Феминизм тоже поначалу приняли за головную идеологию... Но, если взвесить все за и против, - по-моему, ошиблись. В литературе, по крайней мере, феминизм вовсе не идеологичен, он - вид практики. Практичные женщины не тратили времени и становились поэтами и писателями, не сходя с того места, где сидят, стоят или лежат, по пословице «где родился, там и сгодился». Женский ум той поры был конкретен, женский опыт - особенно здесь и теперь - трудно обвинить в умозрительности и абстрактности. Простые вещи, давно потерявшие для мужчин смысл, разом и легко по ходу дела начинали проявляться свои скрытые смыслы там, где пером (или мышкой компьютера) водило загадочное существо, рожающее детей, отказывающееся их рожать, пользующееся языком и этикетными кодами общения совершенно иначе, по-своему.
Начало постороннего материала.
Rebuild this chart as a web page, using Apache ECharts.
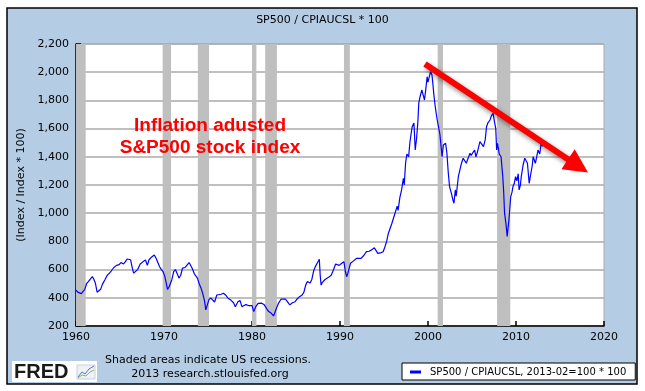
<!DOCTYPE html>
<html><head><meta charset="utf-8">
<script src="https://cdn.jsdelivr.net/npm/echarts/dist/echarts.min.js"></script>
<style>html,body{margin:0;padding:0;background:#fff}#c{width:645px;height:391px}</style>
</head><body><div id="c"></div>
<script>
const chartTitle = 'SP500 / CPIAUCSL * 100';
const seriesName = 'SP500 / CPIAUCSL, 2013-02=100 * 100';
const yAxisName = '(Index / Index * 100)';
const xTicks = [1960, 1970, 1980, 1990, 2000, 2010, 2020];
const yTicks = [200, 400, 600, 800, 1000, 1200, 1400, 1600, 1800, 2000, 2200];

const dates = [
1960.0,1960.2,1960.4,1960.6,1960.8,1961.0,1961.2,1961.4,1961.6,1961.85,
1962.0,1962.2,1962.4,1962.55,1962.8,1963.0,1963.3,1963.55,1963.8,1964.0,
1964.3,1964.6,1964.9,1965.1,1965.4,1965.6,1965.8,1966.0,1966.2,1966.4,
1966.55,1966.75,1967.0,1967.3,1967.6,1967.9,1968.1,1968.3,1968.6,1968.9,
1969.1,1969.3,1969.5,1969.7,1969.9,1970.1,1970.4,1970.6,1970.9,1971.1,
1971.3,1971.5,1971.7,1971.9,1972.1,1972.4,1972.6,1972.85,1973.0,1973.2,
1973.45,1973.6,1973.8,1974.0,1974.2,1974.4,1974.6,1974.75,1974.9,1975.1,
1975.3,1975.5,1975.75,1976.0,1976.2,1976.5,1976.75,1977.0,1977.3,1977.6,
1977.9,1978.1,1978.4,1978.65,1978.85,1979.0,1979.3,1979.6,1979.8,1980.0,
1980.2,1980.45,1980.7,1980.9,1981.1,1981.4,1981.7,1981.9,1982.2,1982.45,
1982.6,1982.8,1983.0,1983.3,1983.5,1983.8,1984.0,1984.3,1984.6,1984.9,
1985.1,1985.4,1985.7,1985.9,1986.1,1986.3,1986.6,1986.8,1987.0,1987.2,
1987.45,1987.65,1987.75,1987.85,1988.0,1988.3,1988.7,1989.0,1989.25,1989.5,
1989.7,1989.9,1990.2,1990.45,1990.6,1990.75,1990.85,1991.0,1991.2,1991.5,
1991.9,1992.1,1992.4,1992.7,1993.0,1993.3,1993.6,1993.9,1994.1,1994.3,
1994.6,1994.9,1995.1,1995.3,1995.5,1995.9,1996.25,1996.5,1996.6,1996.8,
1997.0,1997.2,1997.3,1997.45,1997.6,1997.8,1997.95,1998.2,1998.4,1998.55,
1998.7,1998.85,1998.95,1999.1,1999.3,1999.45,1999.6,1999.75,1999.9,2000.0,
2000.15,2000.3,2000.45,2000.55,2000.65,2000.8,2000.95,2001.05,2001.2,2001.35,
2001.45,2001.6,2001.75,2001.9,2002.0,2002.15,2002.3,2002.45,2002.55,2002.65,
2002.85,2002.95,2003.1,2003.2,2003.45,2003.6,2003.8,2004.0,2004.1,2004.35,
2004.55,2004.77,2004.9,2005.1,2005.3,2005.45,2005.6,2005.9,2006.1,2006.3,
2006.5,2006.65,2006.8,2007.05,2007.2,2007.4,2007.55,2007.7,2007.8,2007.9,
2008.1,2008.3,2008.5,2008.6,2008.7,2008.85,2009.0,2009.1,2009.2,2009.4,
2009.55,2009.65,2009.8,2009.95,2010.1,2010.25,2010.35,2010.5,2010.6,2010.8,
2011.0,2011.15,2011.3,2011.5,2011.6,2011.7,2011.85,2011.95,2012.2,2012.35,
2012.5,2012.7,2012.85,2013.0,2013.1
];
const values = [
455,440,445,430,425,460,500,515,525,550,
535,505,440,436,460,495,530,560,575,590,
615,630,635,650,640,655,675,687,670,610,
575,562,600,640,655,668,630,670,690,704,
680,650,620,600,585,550,460,480,530,585,
600,570,540,560,610,615,620,650,640,610,
570,560,540,500,470,432,380,314,320,385,
400,397,370,420,432,425,432,420,395,384,
365,337,372,380,337,350,352,345,337,345,
302,340,360,372,362,350,320,302,290,271,
285,330,360,390,400,390,380,350,365,372,
390,408,420,440,490,515,505,530,590,621,
650,673,560,490,510,530,545,560,597,640,
650,630,645,655,590,550,565,600,645,660,
680,690,680,700,727,730,740,755,735,715,
718,727,760,800,858,929,1000,1050,1020,1110,
1165,1248,1200,1354,1420,1400,1507,1613,1640,1448,
1530,1649,1780,1826,1874,1860,1803,1880,1968,1930,
1968,2004,1980,1921,1850,1767,1700,1661,1610,1560,
1496,1400,1484,1470,1496,1425,1290,1188,1165,1142,
1090,1071,1165,1120,1259,1300,1354,1390,1400,1354,
1340,1425,1410,1400,1448,1400,1430,1507,1490,1472,
1520,1613,1640,1661,1690,1708,1650,1600,1448,1496,
1420,1400,1259,1150,1000,929,835,900,953,1118,
1150,1188,1210,1259,1230,1280,1165,1200,1259,1340,
1390,1400,1354,1212,1250,1259,1340,1400,1354,1400,
1448,1420,1496,1475,1510
];
const recessionStarts = [1960.0, 1969.85, 1973.85, 1980.0, 1981.5, 1990.45, 2001.1, 2007.85];
const recessionEnds   = [1961.1, 1970.8, 1975.12, 1980.5, 1982.83, 1991.12, 2001.7, 2009.35];

const arrowFrom = [1999.66, 2058];
const arrowTo = [2017.05, 1335];
const noteLines = ['Inflation adusted', 'S&P500 stock index'];

const FONT = 'DejaVu Sans';
const chart = echarts.init(document.getElementById('c'), null, {renderer: 'canvas'});
const lineData = dates.map((d, i) => [d, values[i]]);
const bands = recessionStarts.map((s, i) => [{xAxis: s}, {xAxis: recessionEnds[i]}]);

chart.setOption({
  animation: false,
  backgroundColor: '#ffffff',
  title: {
    text: chartTitle, left: 'center', top: 10,
    textStyle: {fontFamily: FONT, fontSize: 11, fontWeight: 'normal', color: '#000'}
  },
  legend: {
    left: 402, top: 363,
    backgroundColor: '#fff', borderColor: '#000', borderWidth: 1, borderRadius: 0,
    padding: [4, 9, 3, 8],
    itemWidth: 11, itemHeight: 3, icon: 'rect',
    textStyle: {fontFamily: FONT, fontSize: 10, color: '#000', padding: [0, 0, 0, 4]},
    data: [seriesName]
  },
  grid: {
    left: 76, right: 41, top: 44, bottom: 65,
    show: true, backgroundColor: '#fff', borderColor: '#aaaaaa', borderWidth: 1
  },
  xAxis: {
    type: 'value', min: 1960, max: 2020, interval: 10,
    axisLine: {show: true, onZero: false, lineStyle: {color: '#000', width: 1.5}},
    axisTick: {show: true, inside: true, length: 5, lineStyle: {color: '#000', width: 1.5}},
    axisLabel: {fontFamily: FONT, fontSize: 11, color: '#000', margin: 6, formatter: v => String(v)},
    splitLine: {show: false}
  },
  yAxis: {
    type: 'value', min: 200, max: 2200, interval: 200,
    name: yAxisName, nameLocation: 'middle', nameGap: 48, nameRotate: 90,
    nameTextStyle: {fontFamily: FONT, fontSize: 11, color: '#000'},
    axisLine: {show: true, lineStyle: {color: '#000', width: 1.5}},
    axisTick: {show: true, inside: true, length: 5, lineStyle: {color: '#000', width: 1.5}},
    axisLabel: {fontFamily: FONT, fontSize: 11, color: '#000', margin: 7,
      formatter: v => v.toLocaleString('en-US')},
    splitLine: {show: true, lineStyle: {color: '#aaaaaa', width: 1.5}}
  },
  series: [
    {
      name: 'recessions', type: 'line', data: [], z: 1, silent: true,
      markArea: {silent: true, itemStyle: {color: '#bfbfbf', opacity: 1}, data: bands}
    },
    {
      name: seriesName, type: 'line', data: lineData, z: 3,
      showSymbol: false, symbol: 'none',
      lineStyle: {color: '#0000ff', width: 1.2}, itemStyle: {color: '#0000ff'},
      markLine: {
        silent: true, animation: false,
        label: {show: false},
        lineStyle: {color: '#ff0000', width: 6, type: 'solid', opacity: 1,
          shadowBlur: 5, shadowColor: 'rgba(0,0,0,0.45)', shadowOffsetX: 2, shadowOffsetY: 3},
        emphasis: {disabled: true},
        data: [[
          {coord: arrowFrom, symbol: 'none'},
          {coord: arrowTo, symbol: 'triangle', symbolSize: [24, 24]}
        ]]
      }
    }
  ],
  graphic: [
    {type: 'rect', z: -100, silent: true, shape: {x: 7, y: 8, width: 630, height: 376},
     style: {fill: '#b4cde5', stroke: '#000', lineWidth: 1.5}},
    {type: 'text', z: 100, left: null, x: 210, y: 126, silent: true,
     style: {text: noteLines[0], fill: '#ff0000', font: 'bold 19px "Liberation Sans", Arial', textAlign: 'center', textVerticalAlign: 'middle'}},
    {type: 'text', z: 100, x: 210, y: 148, silent: true,
     style: {text: noteLines[1], fill: '#ff0000', font: 'bold 19px "Liberation Sans", Arial', textAlign: 'center', textVerticalAlign: 'middle'}},
    {type: 'text', z: 100, x: 105, y: 360, silent: true,
     style: {text: 'Shaded areas indicate US recessions.', fill: '#000', font: '11px "DejaVu Sans"', textAlign: 'left', textVerticalAlign: 'middle'}},
    {type: 'text', z: 100, x: 210, y: 374, silent: true,
     style: {text: '2013 research.stlouisfed.org', fill: '#000', font: '11px "DejaVu Sans"', textAlign: 'center', textVerticalAlign: 'middle'}},
    {type: 'rect', z: 100, silent: true, shape: {x: 12, y: 361, width: 85, height: 21}, style: {fill: '#fff'}},
    {type: 'text', z: 101, x: 14, y: 372, silent: true,
     style: {text: 'FRED', fill: '#1a1a1a', font: 'bold 20px "Liberation Sans", Arial', textAlign: 'left', textVerticalAlign: 'middle'}},
    {type: 'rect', z: 101, silent: true, shape: {x: 77, y: 365, width: 18, height: 14}, style: {fill: '#eef2f6', stroke: '#c8d0d8', lineWidth: 1}},
    {type: 'polyline', z: 102, silent: true, shape: {points: [[78, 377], [82, 372], [85, 374], [89, 369], [94, 366]]}, style: {stroke: '#5577bb', lineWidth: 1, fill: null}},
    {type: 'polyline', z: 102, silent: true, shape: {points: [[78, 378], [82, 375], [86, 376], [90, 372], [94, 370]]}, style: {stroke: '#88bb44', lineWidth: 1, fill: null}}
  ]
});
</script>
</body></html>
«Когда вы знали, из какого сора растут стихи, не ведая стыда...» - написала женщина. Сор? Маловажные мелочи? Просто жизнь. Жизнь, сущностная часть которой почти утратила для многих свою значимость и распознаваемость. В литературе не бывает мелочей. Под пером женщин даже сор преображался.

Советская - «мужская» по эстетике борьбы со всем миром литература с ее обещаниями коммунистического рая в перспективе симптоматично, упорно не хотела замечать ничего мелкого. Подавай ей гигантские контуры обобщений на горизонте. Все в СССР отличалось врожденной «дальнозоркостью», как выразился культуролог А. Мещеряков. Дальнозоркость советского времени обернулась слепотой к человеку. А загляните на женскую страницу. И ваши будни, и вы, и подруга у плеча предстанут в свежем ракурсе.

Взять хотя бы мемуары. Их невозможно писать, если дать себе слово забыть о мелочах. Женщины - непревзойденные мемуаристки.

Причин, толкающих современницу к бумаге, может быть много, но основных две. Первая: осточертел чуждый мир и неправильная модель его описания. Не те очки! Не тот магический кристалл! Адам заврался, не дать ли слово Еве? Вторая причина тесно связана с первой: разумею процесс самоидентификации женщины, ее жгучее желание ответить прежде всего себе самой на вопрос: «кто я?».

Тут стоит задуматься: а что, собственно, предложит так называемая великая русская литература классического периода, созданная исключительно мужчинами, пишущей женщине в качестве модели? Разве только «Записки кавалерист-девицы» Дуровой. «Записки» - помните разговор о мелочах жизни? - всякий раз удивляющие впервые обратившегося к ним читателя отсутствием ожидаемой олеографической героики, великой пристальностью к низким деталям жизни, - качества, каких не знала мужская проза до Л. Толстого. Эпоха не позволяла Дуровой повествовать откровеннее; если бы позволила - мы, возможно, прочли бы о ежедневных мучениях «корнета» и не такое.